— Required task —
Only the lines from the start of the data to the line containing "0.27, 0.268, 0.267]", both included, should be output, exactly and without pictures.

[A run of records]
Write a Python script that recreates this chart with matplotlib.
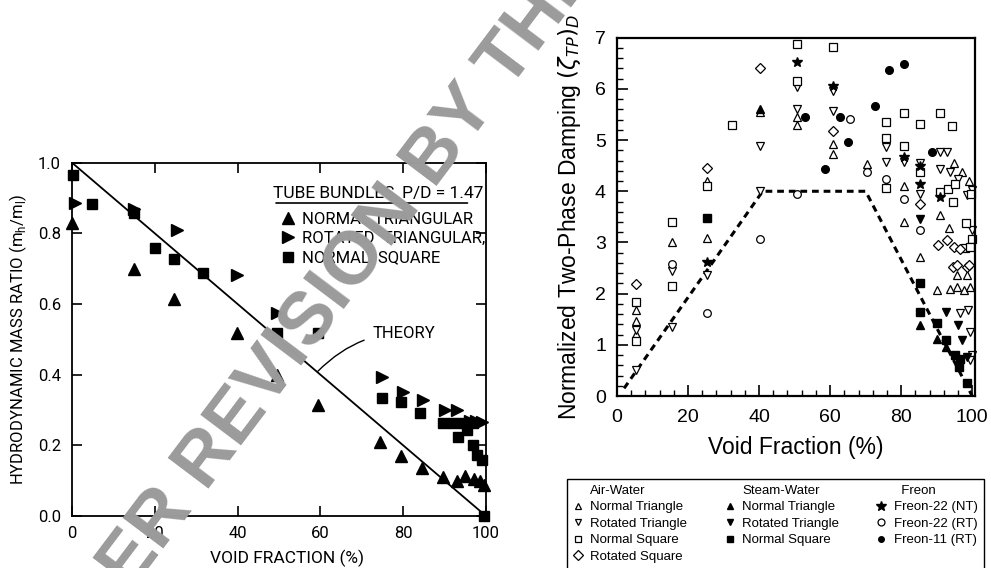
import matplotlib.pyplot as plt
from matplotlib.lines import Line2D
from matplotlib.ticker import MultipleLocator, FormatStrFormatter

# ---- left panel: hydrodynamic mass ratio vs void fraction ----
nt_void = [0, 15, 24.7, 39.8, 49.4, 59.5, 74.5, 79.5, 84.5, 89.5, 93, 95, 97, 98.6, 99.5]
nt_mass = [0.828, 0.70, 0.613, 0.517, 0.399, 0.314, 0.21, 0.17, 0.135, 0.11, 0.10, 0.112, 0.104, 0.10, 0.088]

rt_void = [0.7, 15, 25.3, 39.8, 49.4, 74.8, 80, 84.9, 90.1, 92.9, 96.1, 97.7, 99]
rt_mass = [0.885, 0.87, 0.809, 0.682, 0.574, 0.394, 0.352, 0.328, 0.30, 0.30, 0.27, 0.268, 0.267]

ns_void = [0.3, 4.9, 15, 20, 24.7, 31.6, 49.4, 59.5, 74.8, 79.4, 84, 89.7, 92.1, 94.5,
           93.3, 96.9, 95.3, 96.9, 97.8, 99, 99.5]
ns_mass = [0.965, 0.883, 0.858, 0.76, 0.727, 0.689, 0.519, 0.517, 0.333, 0.322, 0.293, 0.262,
           0.262, 0.262, 0.223, 0.262, 0.243, 0.20, 0.173, 0.158, 0.0]

theory_void = [0, 100]
theory_mass = [1.0, 0.0]

# ---- right panel: normalized two-phase damping ----
aw_nt_x = [5.3, 5.3, 5.3, 15.5, 25.3, 25.3, 40.3, 50.6, 50.6, 60.9, 60.9, 70.3, 75.7, 80.7, 80.7,
           85.4, 90.8, 90.2, 93.6, 93.8, 95.0, 95.7, 95.7, 97.1, 97.6, 98.5, 99.0, 99.4]
aw_nt_y = [1.68, 1.46, 1.22, 3.0, 4.21, 3.09, 5.54, 5.45, 5.30, 4.93, 4.72, 4.54, 4.13, 4.10, 3.40,
           2.72, 3.53, 2.08, 3.29, 2.10, 4.55, 2.13, 2.36, 4.37, 2.08, 2.36, 4.21, 2.13]

aw_rt_x = [5.3, 5.3, 15.5, 15.5, 25.3, 40.3, 40.3, 50.6, 50.6, 60.9, 60.9, 75.7, 75.7, 80.7, 85.4,
           85.4, 90.8, 90.9, 92.8, 93.8, 96.0, 98.6, 99.9, 99.9, 96.6, 98.7, 99.5, 99.9, 99.3]
aw_rt_y = [1.28, 0.5, 2.44, 1.35, 2.36, 4.88, 4.0, 6.04, 5.61, 5.96, 5.56, 4.86, 4.57, 4.57, 4.55,
           3.95, 4.44, 4.76, 4.76, 4.37, 4.24, 3.92, 4.02, 3.25, 1.62, 1.68, 1.25, 0.8, 0.70]

aw_ns_x = [5.3, 5.3, 15.5, 15.5, 25.3, 32.5, 50.6, 50.6, 60.9, 75.7, 75.7, 75.7, 80.7, 80.7, 85.4,
           85.4, 90.8, 94.3, 91.0, 93.3, 95.2, 94.6, 98.3, 99.9, 98.0, 99.5, 99.6]
aw_ns_y = [1.84, 1.08, 3.39, 2.15, 4.11, 5.30, 6.87, 6.16, 6.81, 5.35, 5.04, 4.07, 5.52, 4.89, 5.31,
           4.37, 5.52, 5.28, 3.98, 4.05, 4.15, 3.79, 3.38, 3.07, 2.90, 2.92, 3.95]

aw_rs_x = [5.3, 25.3, 40.3, 60.9, 85.4, 90.5, 92.9, 94.9, 96.6, 94.5, 95.7, 98.5, 99.2]
aw_rs_y = [2.18, 4.45, 6.40, 5.17, 3.76, 2.96, 3.04, 2.92, 2.88, 2.52, 2.55, 2.52, 2.55]

sw_nt_x = [40.3, 85.4, 90.2, 92.7]
sw_nt_y = [5.61, 1.38, 1.12, 0.95]

sw_rt_x = [85.4, 92.7, 95.9, 97.1, 98.5]
sw_rt_y = [3.46, 1.64, 1.38, 1.09, 0.76]

sw_ns_x = [25.3, 85.4, 85.4, 90.2, 92.7, 95.2, 96.6, 96.4, 98.5]
sw_ns_y = [3.48, 2.21, 1.64, 1.43, 1.09, 0.80, 0.73, 0.57, 0.25]

f22nt_x = [25.3, 50.6, 60.9, 80.7, 85.4, 90.8, 85.4]
f22nt_y = [2.62, 6.52, 6.06, 4.67, 4.15, 3.89, 4.50]

f22rt_x = [15.5, 25.3, 40.3, 50.6, 65.6, 70.3, 75.7, 80.7, 85.4]
f22rt_y = [2.57, 1.62, 3.07, 3.95, 5.41, 4.37, 4.23, 3.85, 3.24]

f11rt_x = [53.0, 58.6, 62.8, 64.9, 72.5, 76.7, 80.8, 88.6]
f11rt_y = [5.46, 4.44, 5.46, 4.96, 5.67, 6.37, 6.48, 4.76]

bound_x = [2, 41, 70, 100]
bound_y = [0.15, 4.0, 4.0, 0.0]

narrow = ['Roboto', 'DejaVu Sans']
helv = ['Liberation Sans', 'DejaVu Sans']

fig = plt.figure(figsize=(9.91, 5.68), dpi=100)

# ---------------- left panel ----------------
ax1 = fig.add_axes([0.0727, 0.0915, 0.4177, 0.622])
ax1.plot(theory_void, theory_mass, color='black', lw=1.3)
ax1.plot(nt_void, nt_mass, ls='none', marker='^', ms=8, color='black', clip_on=False)
ax1.plot(rt_void, rt_mass, ls='none', marker='>', ms=8, color='black', clip_on=False)
ax1.plot(ns_void, ns_mass, ls='none', marker='s', ms=7.5, color='black', clip_on=False)
ax1.set_xlim(0, 100)
ax1.set_ylim(0, 1.0)
ax1.xaxis.set_major_locator(MultipleLocator(20))
ax1.yaxis.set_major_locator(MultipleLocator(0.2))
ax1.yaxis.set_major_formatter(FormatStrFormatter('%.1f'))
ax1.tick_params(direction='in', length=7, width=1.2, top=True, right=True, labelsize=12)
ax1.tick_params(axis='y', pad=8)
ax1.tick_params(axis='x', pad=7)
for lab in ax1.get_xticklabels() + ax1.get_yticklabels():
    lab.set_family(narrow)
for sp in ax1.spines.values():
    sp.set_linewidth(1.3)
ax1.set_xlabel('VOID FRACTION (%)', family=narrow, fontsize=12.5)
ax1.xaxis.set_label_coords(0.52, -0.096)
ax1.set_ylabel(r'HYDRODYNAMIC MASS RATIO (m$_\mathregular{h}$/m$_\mathregular{l}$)',
               family=narrow, fontsize=12)
ax1.yaxis.set_label_coords(-0.105, 0.5)

ax1.text(0.486, 0.914, 'TUBE BUNDLES, P/D = 1.47', transform=ax1.transAxes,
         family=narrow, fontsize=12.5, ha='left', va='center')
ax1.annotate('', xy=(0.486, 0.886), xytext=(0.962, 0.886), xycoords='axes fraction',
             arrowprops=dict(arrowstyle='-', lw=1.2, color='black'))
h1 = [Line2D([], [], ls='none', marker='^', ms=8, color='black'),
      Line2D([], [], ls='none', marker='>', ms=8, color='black'),
      Line2D([], [], ls='none', marker='s', ms=7.5, color='black')]
ax1.legend(h1, ['NORMAL TRIANGULAR', 'ROTATED  TRIANGULAR,', 'NORMAL  SQUARE'],
           loc='upper left', bbox_to_anchor=(0.478, 0.894), frameon=False,
           prop={'family': narrow, 'size': 12},
           handlelength=0.8, handletextpad=0.45, labelspacing=0.26, borderpad=0.2)
ax1.annotate('THEORY', xy=(59.4, 0.41), xytext=(72.5, 0.518), family=narrow, fontsize=12,
             va='center', ha='left',
             arrowprops=dict(arrowstyle='-', lw=1.0, color='black', shrinkA=4, shrinkB=0,
                             connectionstyle='angle3,angleA=0,angleB=45'))

# ---------------- right panel ----------------
ax2 = fig.add_axes([0.6226, 0.3028, 0.3613, 0.6308])
ms = 5.5
open_kw = dict(ls='none', mfc='white', mec='black', mew=0.9, ms=ms, clip_on=False)
fill_kw = dict(ls='none', color='black', ms=ms, clip_on=False)
ax2.plot(bound_x, bound_y, ls=(0, (2.2, 1.6)), color='black', lw=2.2)
ax2.plot(aw_nt_x, aw_nt_y, marker='^', **open_kw)
ax2.plot(aw_rt_x, aw_rt_y, marker='v', **open_kw)
ax2.plot(aw_ns_x, aw_ns_y, marker='s', **open_kw)
ax2.plot(aw_rs_x, aw_rs_y, marker='D', **open_kw)
ax2.plot(f22rt_x, f22rt_y, marker='o', **open_kw)
ax2.plot(sw_nt_x, sw_nt_y, marker='^', **fill_kw)
ax2.plot(sw_rt_x, sw_rt_y, marker='v', **fill_kw)
ax2.plot(sw_ns_x, sw_ns_y, marker='s', **fill_kw)
ax2.plot(f22nt_x, f22nt_y, marker='*', ls='none', color='black', ms=7, clip_on=False)
ax2.plot(f11rt_x, f11rt_y, marker='o', **fill_kw)
ax2.set_xlim(0, 100.8)
ax2.set_ylim(0, 7)
ax2.xaxis.set_major_locator(MultipleLocator(20))
ax2.xaxis.set_minor_locator(MultipleLocator(4))
ax2.yaxis.set_major_locator(MultipleLocator(1))
ax2.yaxis.set_minor_locator(MultipleLocator(0.2))
ax2.tick_params(which='major', direction='in', length=8, width=1.2, labelsize=14)
ax2.tick_params(which='minor', direction='in', length=4, width=1.0)
ax2.tick_params(axis='y', pad=8)
ax2.tick_params(axis='x', pad=9)
for lab in ax2.get_xticklabels() + ax2.get_yticklabels():
    lab.set_family(helv)
for sp in ax2.spines.values():
    sp.set_linewidth(1.6)
ax2.set_xlabel('Void Fraction (%)', family=helv, fontsize=16.5)
ax2.xaxis.set_label_coords(0.5, -0.112)
ax2.set_ylabel(r'Normalized Two-Phase Damping $(\zeta_{TP})_D$', family=helv, fontsize=16.5)
ax2.yaxis.set_label_coords(-0.095, 0.5)

# legend box below right panel
blank = Line2D([], [], ls='none')
def om(m):
    return Line2D([], [], marker=m, ls='none', mfc='white', mec='black', mew=0.9, ms=5)
def fm(m, s=5):
    return Line2D([], [], marker=m, ls='none', color='black', ms=s)
handles = [blank, om('^'), om('v'), om('s'), om('D'),
           blank, fm('^'), fm('v'), fm('s'), blank,
           blank, fm('*', 7), om('o'), fm('o', 4), blank]
labels = ['Air-Water', 'Normal Triangle', 'Rotated Triangle', 'Normal Square', 'Rotated Square',
          'Steam-Water', 'Normal Triangle', 'Rotated Triangle', 'Normal Square', '',
          '  Freon', 'Freon-22 (NT)', 'Freon-22 (RT)', 'Freon-11 (RT)', '']
fig.legend(handles, labels, ncol=3, loc='upper left', bbox_to_anchor=(560 / 991, 1 - 472 / 568),
           prop={'family': helv, 'size': 9.5}, frameon=True, fancybox=False, framealpha=1,
           edgecolor='black', handlelength=0.8, handletextpad=0.55, columnspacing=2.8,
           labelspacing=0.32, borderpad=0.45)

# grey watermark
fig.text(0.352, 0.525, 'ER REVISION BY THE', family=helv, fontweight='bold', fontsize=54,
         color='#9b9b9b', rotation=53, ha='center', va='center', rotation_mode='anchor')

fig.savefig('out.png', dpi=100)
plt.close(fig)
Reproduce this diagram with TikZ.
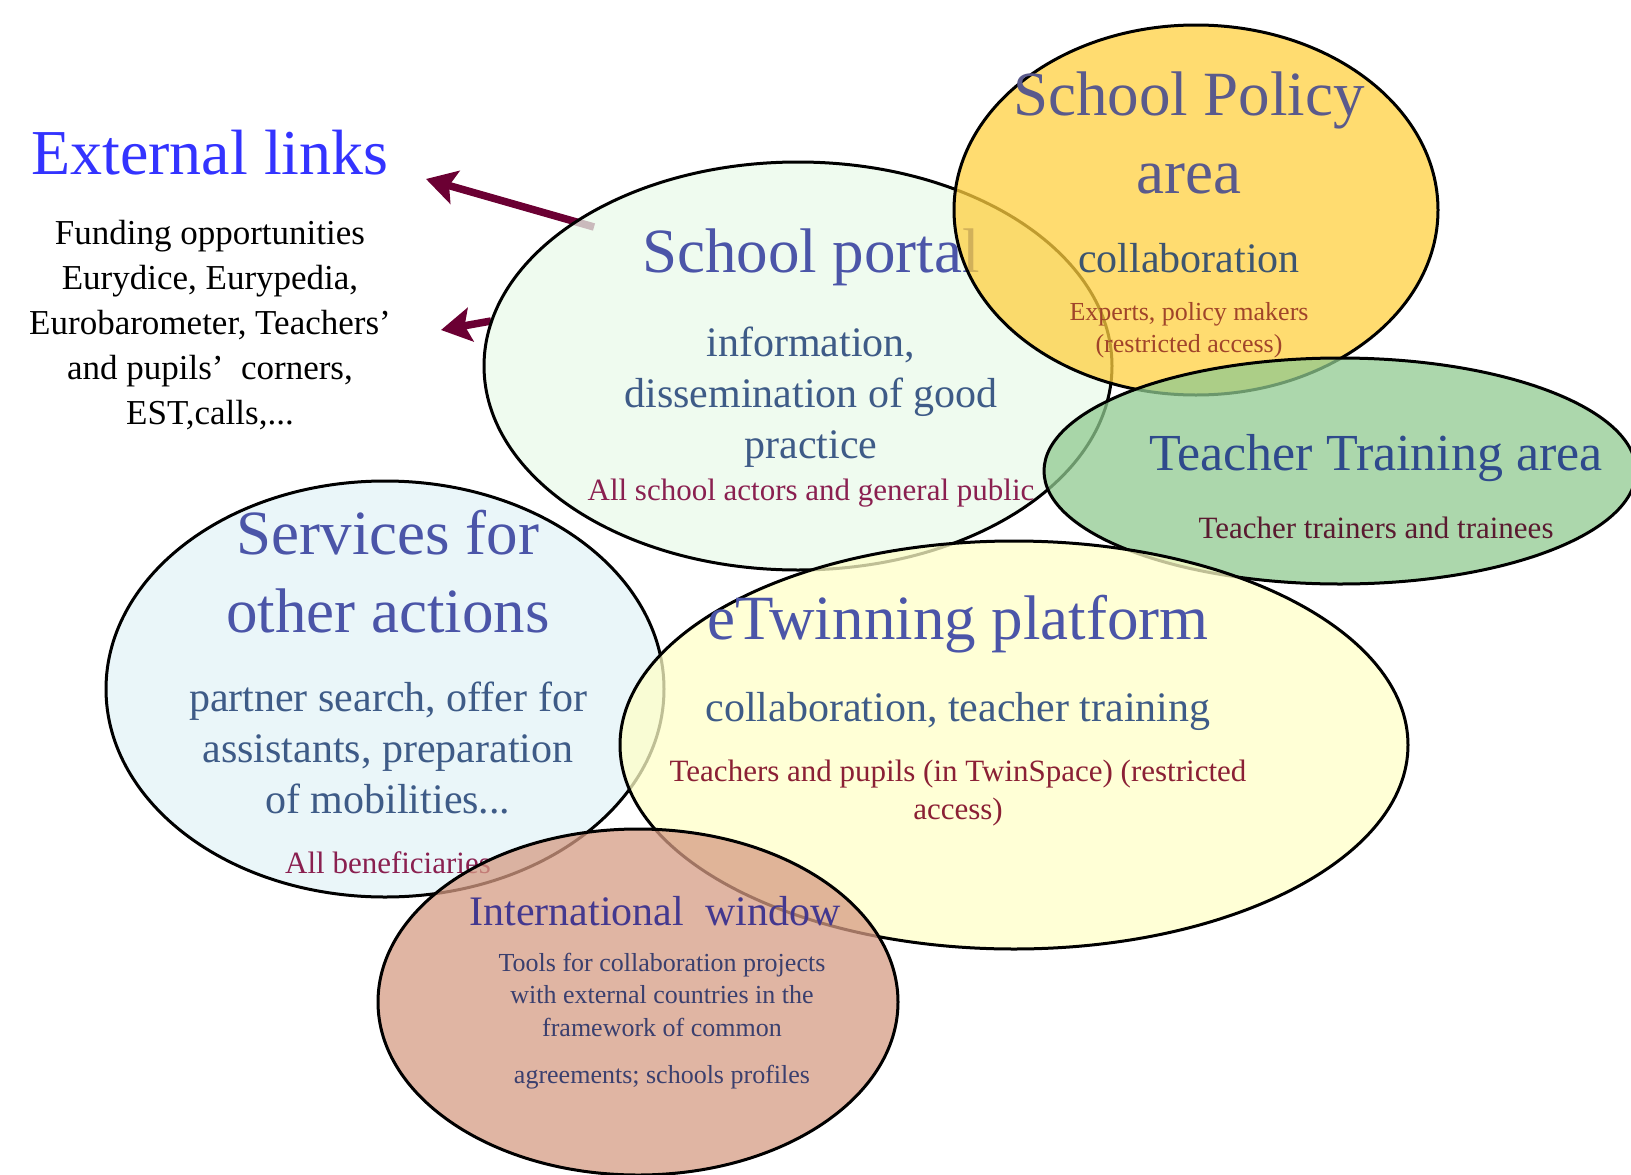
\documentclass[tikz,border=0pt]{standalone}
\usepackage{fontspec}
\setmainfont{Liberation Serif}
\usetikzlibrary{arrows.meta, shapes.geometric}

\definecolor{linkblue}{HTML}{3333FF}
\definecolor{arrowred}{HTML}{6B0033}
\definecolor{titleblue}{HTML}{4B55A8}
\definecolor{bodyblue}{HTML}{3E5B87}
\definecolor{whored}{HTML}{8A2050}
\definecolor{policytitle}{HTML}{5A5A8C}
\definecolor{policybody}{HTML}{3D5570}
\definecolor{policywho}{HTML}{A0442A}
\definecolor{traintitle}{HTML}{2F4A8C}
\definecolor{trainwho}{HTML}{5A1A30}
\definecolor{twinwho}{HTML}{8B2035}
\definecolor{intltitle}{HTML}{43388F}
\definecolor{intlbody}{HTML}{3A3F6E}
\definecolor{portalfill}{HTML}{EAF9EA}
\definecolor{policyfill}{HTML}{FFD040}
\definecolor{trainfill}{HTML}{90CA90}
\definecolor{servfill}{HTML}{E3F3F7}
\definecolor{twinfill}{HTML}{FFFFC8}
\definecolor{intlfill}{HTML}{D69C84}

\newcommand{\fs}[2]{\fontsize{#1}{#2}\selectfont}

\begin{document}
\begin{tikzpicture}[x=1pt, y=-1pt,
			area/.style={ellipse, draw, line width=3pt, inner sep=0pt, fill opacity=0.75},
			txt/.style={inner sep=0pt, align=center},
			link/.style={-{Stealth[length=30pt, width=34pt, inset=6pt]}, line width=7.5pt, arrowred}]
			
			\useasboundingbox (0,0) rectangle (1631,1175);
			
			% Link esterni
			\node[txt, text=linkblue, font=\fs{64}{70}] (ext) at (210,153) {External links};
			\node[txt, font=\fs{35}{45}] (fund) at (210,325) {Funding opportunities\\Eurydice, Eurypedia,\\Eurobarometer, Teachers’\\and pupils’\enspace corners,\\EST,calls,...};
			
			% --- Frecce verso i link ---
			\coordinate (a1) at (594,227);
			\coordinate (b1) at (426,179);
			\coordinate (a2) at (491,321);
			\coordinate (b2) at (441,330);
			\draw[link] (a1) -- (b1);
			\draw[link] (a2) -- (b2);
			
			% School portal
			\node[area, fill=portalfill, minimum width=628, minimum height=408] (portal) at (798,366) {};
			\node[txt, text=titleblue, font=\fs{63}{78}] (portalT) at (811,257) {School portal};
			\node[txt, text=bodyblue, font=\fs{42}{51}] (portalB) at (811,397) {information,\\dissemination of good\\practice};
			\node[txt, text=whored, font=\fs{31}{38}] (portalW) at (811,493) {All school actors and general public};
			
			% School Policy area
			\node[area, fill=policyfill, minimum width=484, minimum height=370] (policy) at (1196,210) {};
			\node[txt, text=policytitle, font=\fs{63}{78}] (policyT) at (1189,133) {School Policy\\area};
			\node[txt, text=policybody, font=\fs{42}{51}] (policyB) at (1189,258) {collaboration};
			\node[txt, text=policywho, font=\fs{26}{32}] (policyW) at (1189,330) {Experts, policy makers\\(restricted access)};
			
			% Teacher Training area
			\node[area, fill=trainfill, minimum width=592, minimum height=226] (train) at (1340,471) {};
			\node[txt, text=traintitle, font=\fs{52}{60}] (trainT) at (1376,458) {Teacher Training area};
			\node[txt, text=trainwho, font=\fs{31}{38}] (trainW) at (1376,528) {Teacher trainers and trainees};
			
			% Services for other actions
			\node[area, fill=servfill, minimum width=558, minimum height=416] (serv) at (385,689) {};
			\node[txt, text=titleblue, font=\fs{63}{78}] (servT) at (388,572) {Services for\\other actions};
			\node[txt, text=bodyblue, font=\fs{42}{51}] (servB) at (388,748) {partner search, offer for\\assistants, preparation\\of mobilities...};
			\node[txt, text=whored, font=\fs{31}{38}] (servW) at (388,863) {All beneficiaries};
			
			% eTwinning platform
			\node[area, fill=twinfill, minimum width=788, minimum height=408] (twin) at (1014,745) {};
			\node[txt, text=titleblue, font=\fs{63}{78}] (twinT) at (958,624) {eTwinning platform};
			\node[txt, text=bodyblue, font=\fs{42}{51}] (twinB) at (958,711) {collaboration, teacher training};
			\node[txt, text=twinwho, font=\fs{31}{38}] (twinW) at (958,793) {Teachers and pupils (in TwinSpace) (restricted\\access)};
			
			% International window
			\node[area, fill=intlfill, minimum width=520, minimum height=346] (intl) at (638,1002) {};
			\node[txt, text=intltitle, font=\fs{42}{51}] (intlT) at (655,911) {International\enspace window};
			\node[txt, text=intlbody, font=\fs{26}{32.5}] (intlB) at (662,1021) {Tools for collaboration projects\\with external countries in the\\framework of common\\[15pt]agreements; schools profiles};
			
		\end{tikzpicture}
\end{document}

— Task response —
Write a Python script that recreates this chart with matplotlib.
import matplotlib.pyplot as plt
from matplotlib.lines import Line2D
from matplotlib.ticker import MultipleLocator, FormatStrFormatter

# ---- left panel: hydrodynamic mass ratio vs void fraction ----
nt_void = [0, 15, 24.7, 39.8, 49.4, 59.5, 74.5, 79.5, 84.5, 89.5, 93, 95, 97, 98.6, 99.5]
nt_mass = [0.828, 0.70, 0.613, 0.517, 0.399, 0.314, 0.21, 0.17, 0.135, 0.11, 0.10, 0.112, 0.104, 0.10, 0.088]

rt_void = [0.7, 15, 25.3, 39.8, 49.4, 74.8, 80, 84.9, 90.1, 92.9, 96.1, 97.7, 99]
rt_mass = [0.885, 0.87, 0.809, 0.682, 0.574, 0.394, 0.352, 0.328, 0.30, 0.30, 0.27, 0.268, 0.267]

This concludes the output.